----- MATERIAL FOR THIS TASK
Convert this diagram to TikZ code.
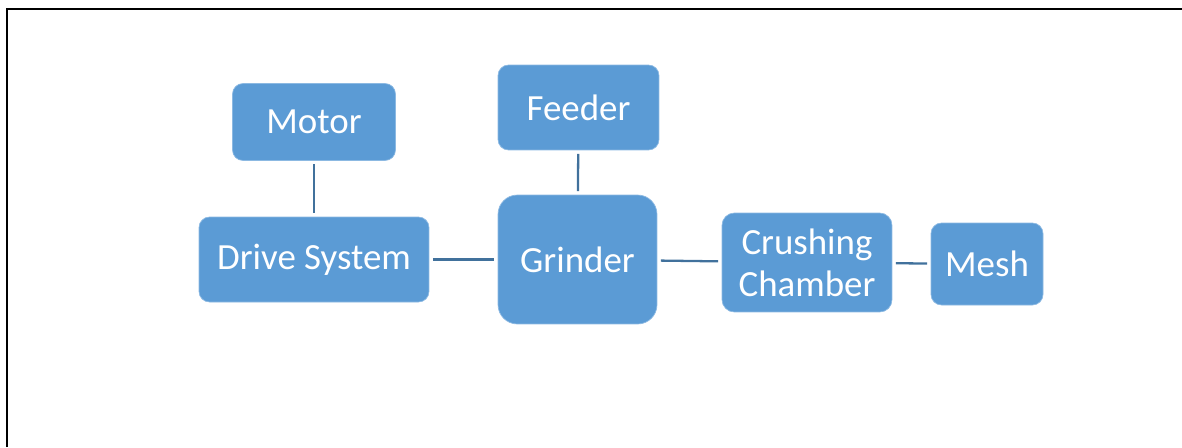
----------
----- MATERIAL FOR THIS TASK
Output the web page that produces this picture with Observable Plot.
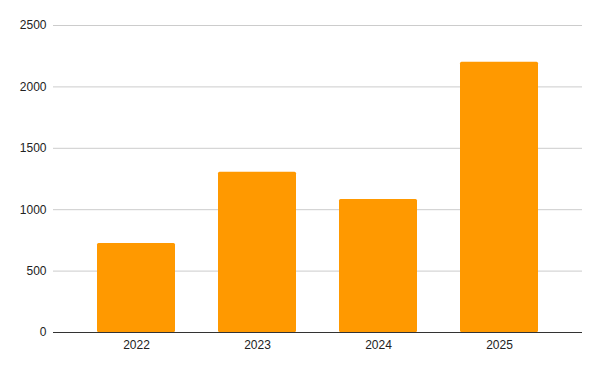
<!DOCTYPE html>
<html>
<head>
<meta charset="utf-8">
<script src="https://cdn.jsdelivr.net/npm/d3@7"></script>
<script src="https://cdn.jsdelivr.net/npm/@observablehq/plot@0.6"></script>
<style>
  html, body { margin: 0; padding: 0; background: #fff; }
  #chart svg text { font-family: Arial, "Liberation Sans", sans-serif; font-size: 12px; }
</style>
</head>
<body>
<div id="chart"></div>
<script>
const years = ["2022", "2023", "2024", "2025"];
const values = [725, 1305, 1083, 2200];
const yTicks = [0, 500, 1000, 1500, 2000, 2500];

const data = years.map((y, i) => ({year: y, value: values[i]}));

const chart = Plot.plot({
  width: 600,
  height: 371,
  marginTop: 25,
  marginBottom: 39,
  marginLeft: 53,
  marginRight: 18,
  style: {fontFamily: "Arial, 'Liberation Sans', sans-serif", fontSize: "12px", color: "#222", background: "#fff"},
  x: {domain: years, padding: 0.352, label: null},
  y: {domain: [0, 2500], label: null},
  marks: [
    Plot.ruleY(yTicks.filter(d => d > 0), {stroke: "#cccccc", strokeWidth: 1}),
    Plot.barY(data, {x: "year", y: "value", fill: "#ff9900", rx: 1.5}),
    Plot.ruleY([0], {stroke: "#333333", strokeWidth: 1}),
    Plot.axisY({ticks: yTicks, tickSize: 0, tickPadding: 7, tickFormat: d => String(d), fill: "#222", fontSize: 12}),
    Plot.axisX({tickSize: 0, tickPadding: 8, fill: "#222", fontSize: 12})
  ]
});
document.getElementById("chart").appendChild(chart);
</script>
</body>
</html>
----------
EXERCISE DESCRIPTION: Only the lines starting at the line with "Output the web" and ending at the line with "const data = years.map((y, i)" should be printed again, exactly and with both ends kept; omit the pictures.

RESPONSE:
Output the web page that produces this picture with Observable Plot.
<!DOCTYPE html>
<html>
<head>
<meta charset="utf-8">
<script src="https://cdn.jsdelivr.net/npm/d3@7"></script>
<script src="https://cdn.jsdelivr.net/npm/@observablehq/plot@0.6"></script>
<style>
  html, body { margin: 0; padding: 0; background: #fff; }
  #chart svg text { font-family: Arial, "Liberation Sans", sans-serif; font-size: 12px; }
</style>
</head>
<body>
<div id="chart"></div>
<script>
const years = ["2022", "2023", "2024", "2025"];
const values = [725, 1305, 1083, 2200];
const yTicks = [0, 500, 1000, 1500, 2000, 2500];

const data = years.map((y, i) => ({year: y, value: values[i]}));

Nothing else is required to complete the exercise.